The first known multi-stage hydraulic fracture stimulation of a well utilizing equipment completely self-contained on a floating drilling rig was successfully performed in the Angsi field approximately 170 km off the east coast of Peninsular Malaysia. Three low permeability gas sands were fractured on Esso's Angsi-4 appraisal well to obtain quantitative productivity improvement data required for development planning.
Four multi-stage frac treatments of 37,000 pounds of proppant in approximately 14,000 gallons of fluid were pumped from the deck of the semi submersible rig Hunter utilizing a batch mixing configuration. Overall results of the fracture stimulations were very positive, yielding a fourfold increase in productivity over pre-frac production rates. While well performance was better than anticipated, several technical, logistical and "first time" operational challenges were confronted. Through detailed planning, equipment modification, and enhanced operating procedures, these challenges were overcome.
Relatively small propped fracture stimulations performed during exploration/appraisal from a floating drilling rig are a technically viable and economic way to obtain critical information required to fully evaluate marginal or uncertain development scenarios in the presence of tight reservoirs. This case study focuses on the operational aspects of the frac jobs while emphasizing technical and operational planning, execution and limitations experienced.
The Angsi field is a northwest-southeast trending compressional anticline located approximately 170 km ENE of Kerteh, Malaysia (Fig. 1) in a water depth of 70 m. The Angsi-1 discovery well was drilled in 1974 with three additional delineation/appraisal wells drilled during 1995. Wells have encountered up to 32 hydrocarbon bearing zones in the Groups I, J, K, L and M reservoirs.
Production tests performed on Angsi-2 revealed very low permeability (<0.01-3.0 md) in the Groups K, L and M gas reservoirs. Gas production rates ranged from <40 KSCFD in Groups L and M to 3.4 MSCFD in Group K with as high as 3,000 psi drawdown at the wellbore, and a skin factor of 13.9 was observed. The large skin factor is believed to be primarily the result of near wellbore retrograde gas condensation, due to the high pressure drop at the wellbore.

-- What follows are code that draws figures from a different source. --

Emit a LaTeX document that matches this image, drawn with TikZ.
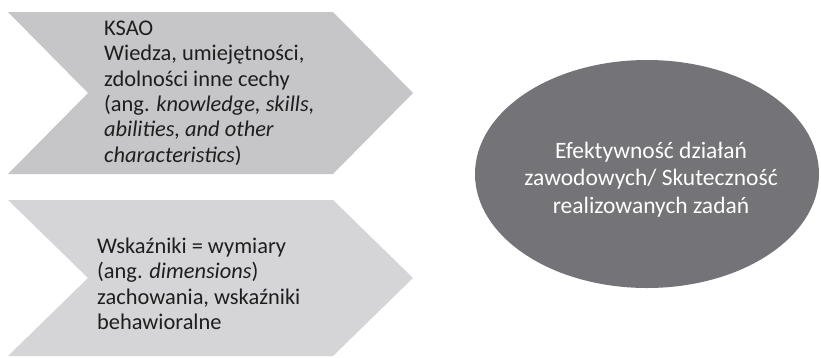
\documentclass[tikz,border=0pt]{standalone}
\usepackage{fontspec}
\setmainfont{Carlito}
\usetikzlibrary{shapes.geometric}
\definecolor{chevA}{HTML}{C6C6C8}
\definecolor{chevB}{HTML}{D5D5D7}
\definecolor{ovalC}{HTML}{747478}
\definecolor{txtC}{HTML}{1E1E1E}
\tikzset{
  blocktext/.style={anchor=north west, inner sep=0pt, align=left, text=txtC,
    font=\fontsize{22.4}{25.4}\selectfont},
  ovaltext/.style={inner sep=0pt, align=center, text=white,
    font=\fontsize{23.5}{27.5}\selectfont}
}
\begin{document}
\begin{tikzpicture}[x=1pt,y=-1pt]
\useasboundingbox (0,0) rectangle (821,357);
\fill[white] (0,0) rectangle (821,357);
% chevrons
\fill[chevA] (8,12) -- (333,12) -- (413,93) -- (333,174) -- (8,174) -- (88,93) -- cycle;
\fill[chevB] (8,200) -- (333,200) -- (413,278) -- (333,356) -- (8,356) -- (88,278) -- cycle;
% oval
\node[ellipse, fill=ovalC, minimum width=344pt, minimum height=228pt, inner sep=0pt] (goal) at (647,174) {};
\node[ovaltext] (goaltxt) at (651,179.5) {Efektywność działań\\zawodowych/ Skuteczność\\realizowanych zadań};
% texts
\node[blocktext] (ksao) at (104,20.5) {KSAO\\Wiedza, umiejętności,\\zdolności inne cechy\\(ang. \textit{knowledge, skills,}\\\textit{abilities, and other}\\\textit{characteristics})};
\node[blocktext] (wsk) at (97,237.5) {Wskaźniki = wymiary\\(ang. \textit{dimensions})\\zachowania, wskaźniki\\behawioralne};
\end{tikzpicture}
\end{document}
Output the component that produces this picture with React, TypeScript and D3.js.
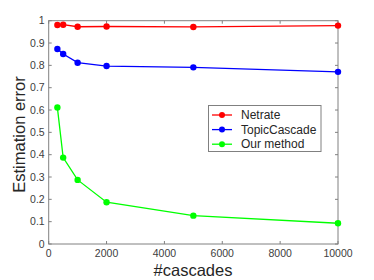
import * as d3 from "d3";
import React from "react";

// number of cascades on the x axis
const cascades = [300, 500, 1000, 2000, 5000, 10000];

// estimation error per method
const netrate = [0.981, 0.982, 0.973, 0.974, 0.972, 0.978];
const topicCascade = [0.873, 0.851, 0.812, 0.797, 0.791, 0.771];
const ourMethod = [0.611, 0.387, 0.287, 0.187, 0.127, 0.093];

const seriesNames = ["Netrate", "TopicCascade", "Our method"];
const seriesColors = ["#ff0000", "#0000ff", "#00ff00"];

const xTicks = [0, 2000, 4000, 6000, 8000, 10000];
const yTicks = [0, 0.1, 0.2, 0.3, 0.4, 0.5, 0.6, 0.7, 0.8, 0.9, 1];

const App = () => {
  const width = 374;
  const height = 280;
  const margin = { top: 20.7, right: 36, bottom: 36, left: 48.7 };
  const innerWidth = width - margin.left - margin.right;
  const innerHeight = 244 - margin.top;

  const x = d3.scaleLinear().domain([0, 10000]).range([0, innerWidth]);
  const y = d3.scaleLinear().domain([0, 1]).range([innerHeight, 0]);

  const line = d3
    .line<[number, number]>()
    .x((d) => x(d[0]))
    .y((d) => y(d[1]));

  const series = [netrate, topicCascade, ourMethod].map((vals, i) => ({
    name: seriesNames[i],
    color: seriesColors[i],
    points: cascades.map((c, j) => [c, vals[j]] as [number, number]),
  }));

  const axisColor = "#808080";
  const textColor = "#404040";
  const font = "'Liberation Sans', Arial, sans-serif";
  const tickLen = 3;

  return (
    <svg
      width={width}
      height={height}
      style={{ position: "absolute", left: 0, top: 0, background: "#fff" }}
      fontFamily={font}
    >
      <g transform={`translate(${margin.left},${margin.top})`}>
        {/* box */}
        <rect
          x={0}
          y={0}
          width={innerWidth}
          height={innerHeight}
          fill="none"
          stroke={axisColor}
          strokeWidth={1}
        />
        {/* x ticks */}
        {xTicks.map((t) => (
          <g key={`x${t}`}>
            <line x1={x(t)} x2={x(t)} y1={innerHeight} y2={innerHeight - tickLen} stroke={axisColor} />
            <line x1={x(t)} x2={x(t)} y1={0} y2={tickLen} stroke={axisColor} />
            <text
              x={x(t)}
              y={innerHeight + 13.5}
              textAnchor="middle"
              fontSize={10.5}
              fill={textColor}
            >
              {t}
            </text>
          </g>
        ))}
        {/* y ticks */}
        {yTicks.map((t) => (
          <g key={`y${t}`}>
            <line x1={0} x2={tickLen} y1={y(t)} y2={y(t)} stroke={axisColor} />
            <line x1={innerWidth} x2={innerWidth - tickLen} y1={y(t)} y2={y(t)} stroke={axisColor} />
            <text
              x={-4}
              y={y(t)}
              dy="0.35em"
              textAnchor="end"
              fontSize={10.5}
              fill={textColor}
            >
              {d3.format("~g")(t)}
            </text>
          </g>
        ))}
        {/* lines */}
        {series.map((s) => (
          <g key={s.name}>
            <path d={line(s.points) ?? ""} fill="none" stroke={s.color} strokeWidth={1.3} />
            {s.points.map((p, i) => (
              <circle key={i} cx={x(p[0])} cy={y(p[1])} r={3.2} fill={s.color} />
            ))}
          </g>
        ))}
      </g>
      {/* axis labels */}
      <text x={193} y={276} textAnchor="middle" fontSize={16.5} fill="#262626">
        #cascades
      </text>
      <text
        transform="translate(25,134.5) rotate(-90)"
        textAnchor="middle"
        fontSize={16.5}
        fill="#262626"
      >
        Estimation error
      </text>
      {/* legend */}
      <g transform="translate(208.5,105.5)">
        <rect x={0} y={0} width={112.5} height={46} fill="#fff" stroke={axisColor} />
        {series.map((s, i) => {
          const cy = 9.5 + i * 14.6;
          return (
            <g key={s.name}>
              <line x1={3.5} x2={23.5} y1={cy} y2={cy} stroke={s.color} strokeWidth={1.3} />
              <circle cx={13.5} cy={cy} r={3} fill={s.color} />
              <text x={32.5} y={cy} dy="0.35em" fontSize={12} fill="#262626">
                {s.name}
              </text>
            </g>
          );
        })}
      </g>
    </svg>
  );
};

export default App;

The accumulation of condensate in the near wellbore region of the reservoir reduces relative permeability and gas mobility.

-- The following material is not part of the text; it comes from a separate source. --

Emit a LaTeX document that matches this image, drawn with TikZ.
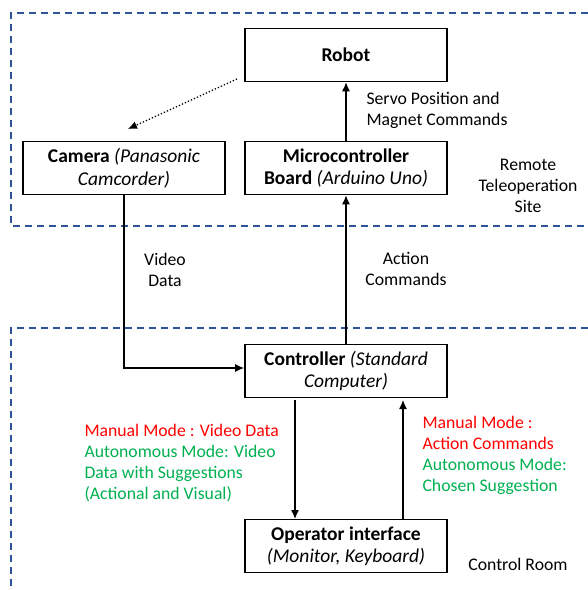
\documentclass[tikz,border=0pt]{standalone}
\usepackage{fontspec}
\setmainfont{Carlito}
\usetikzlibrary{arrows.meta}
\definecolor{dashblue}{RGB}{47,84,150}
\definecolor{redtxt}{RGB}{255,0,0}
\definecolor{greentxt}{RGB}{0,176,80}
\begin{document}
\begin{tikzpicture}[x=1pt,y=-1pt,
  box/.style={draw,line width=1.6pt,minimum width=202pt,minimum height=53pt,align=center,inner sep=1pt,font=\fontsize{19.5}{22.5}\selectfont},
  lbl/.style={align=center,font=\fontsize{17.7}{21}\selectfont},
  lbll/.style={align=left,font=\fontsize{17.7}{21}\selectfont},
  arr/.style={-{Latex[length=9pt,width=8pt]},line width=1.3pt},
  region/.style={dashblue,line width=1.3pt,dash pattern=on 7pt off 5pt}]
\useasboundingbox (0,0) rectangle (588,590);
\clip (0,0) rectangle (588,590);
% regions
\draw[region] (600,13) -- (11,13) -- (11,226) -- (600,226);
\draw[region] (600,328) -- (11,328) -- (11,600);
% boxes
\node[box] (robot) at (346,55) {\textbf{Robot}};
\node[box] (camera) at (124,168) {\textbf{Camera} \textit{(Panasonic}\\\textit{Camcorder)}};
\node[box] (micro) at (346,168) {\textbf{Microcontroller}\\\textbf{Board} \textit{(Arduino Uno)}};
\node[box] (ctrl) at (346,371) {\textbf{Controller} \textit{(Standard}\\\textit{Computer)}};
\node[box] (oper) at (346,546) {\textbf{Operator interface}\\\textit{(Monitor, Keyboard)}};
% connectors
\coordinate (dotstart) at (237,79);
\coordinate (dotend) at (128,129);
\draw[-{Latex[length=9pt,width=8pt]},line width=1.3pt,dotted] (dotstart) -- (dotend);
\draw[arr] (micro.north) -- (robot.south);
\draw[arr] (ctrl.north) -- (micro.south);
\coordinate (corner) at (camera.south |- 0,368);
\draw[arr] (camera.south) -- (corner) -- (ctrl.west |- corner);
\draw[arr] (295,400) -- (295,519);
\draw[arr] (403,519) -- (403,400);
% labels
\node[lbll,anchor=west] (servo) at (363,110) {Servo Position and\\Magnet Commands};
\node[lbl] (remote) at (528,186) {Remote\\Teleoperation\\Site};
\node[lbl] (video) at (165,270) {Video\\Data};
\node[lbl] (action) at (406,269) {Action\\Commands};
\node[lbll,anchor=north west] (leftlbl) at (81,421) {\textcolor{redtxt}{Manual Mode : Video Data}\\\textcolor{greentxt}{Autonomous Mode: Video}\\\textcolor{greentxt}{Data with Suggestions}\\\textcolor{greentxt}{(Actional and Visual)}};
\node[lbll,anchor=north west] (rightlbl) at (419,413) {\textcolor{redtxt}{Manual Mode :}\\\textcolor{redtxt}{Action Commands}\\\textcolor{greentxt}{Autonomous Mode:}\\\textcolor{greentxt}{Chosen Suggestion}};
\node[lbl] (room) at (518,564) {Control Room};
\end{tikzpicture}
\end{document}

Low productivity and high skin observed during Angsi-2 well tests led to a series of propped hydraulic fracture treatments on Angsi-4 to evaluate productivity improvement.
The objectives of the fracture stimulations were threefold. First, there was a need to more clearly define productivity improvement potential from a fracture stimulation. This data would be used for calibration of reservoir simulation models used in the evaluation of various development scenarios. Second, low permeability had limited the radius of investigation on previous well tests. A fracture would allow greater depth of investigation to better evaluate bulk reservoir properties. The final objective was to perform the frac treatments at the minimum cost possible while providing the required information and ensuring data integrity.